Modeling of electronic and spin structure of single NV centers in nanostructured diamond: influence of nanodiamond surface

Abstract

Modeling of atomic structure and distribution of spin density for the NV center formed close to the surface (111) of nano-diamond has been carried out using quantum-chemical PM3 and DFT methods. The case is considered where the nitrogen atom of NV center is located in the near-surface atomic layer of a face (111). The relaxation of surface atoms relative to the initial position results in N atom to be shifted from the cluster center parallel to the <111> direction by 0.16Å, and C atoms belonging to the surface layer are also shifted parallel to the <111> direction to the center by 0.18Å. As this takes place, C-C and C-N distances between relaxed atoms decrease and a graphite-like structure is formed on a (111) crystal face. In the structure, the N atom and C atoms nearest to it lay practically in the same plane. The formed CN bond can be considered as one-and-a-half bond.
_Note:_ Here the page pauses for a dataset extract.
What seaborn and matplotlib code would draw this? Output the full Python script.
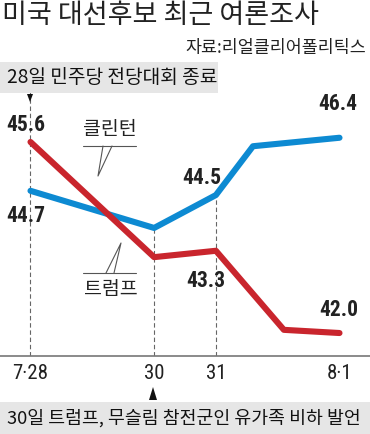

It has been found that unlike the NV center in bulk diamond for which the spin density is located mainly on the carbon atoms, being nearest neighbors to the vacancy of the NV center, in the case of the NV center located in immediate proximity to the surface, there is a redistribution of spin density resulting in its major allocation in three C atoms, the nearest neighbors to the N atom, that form the first atomic layer of a surface (111) of nano-crystal.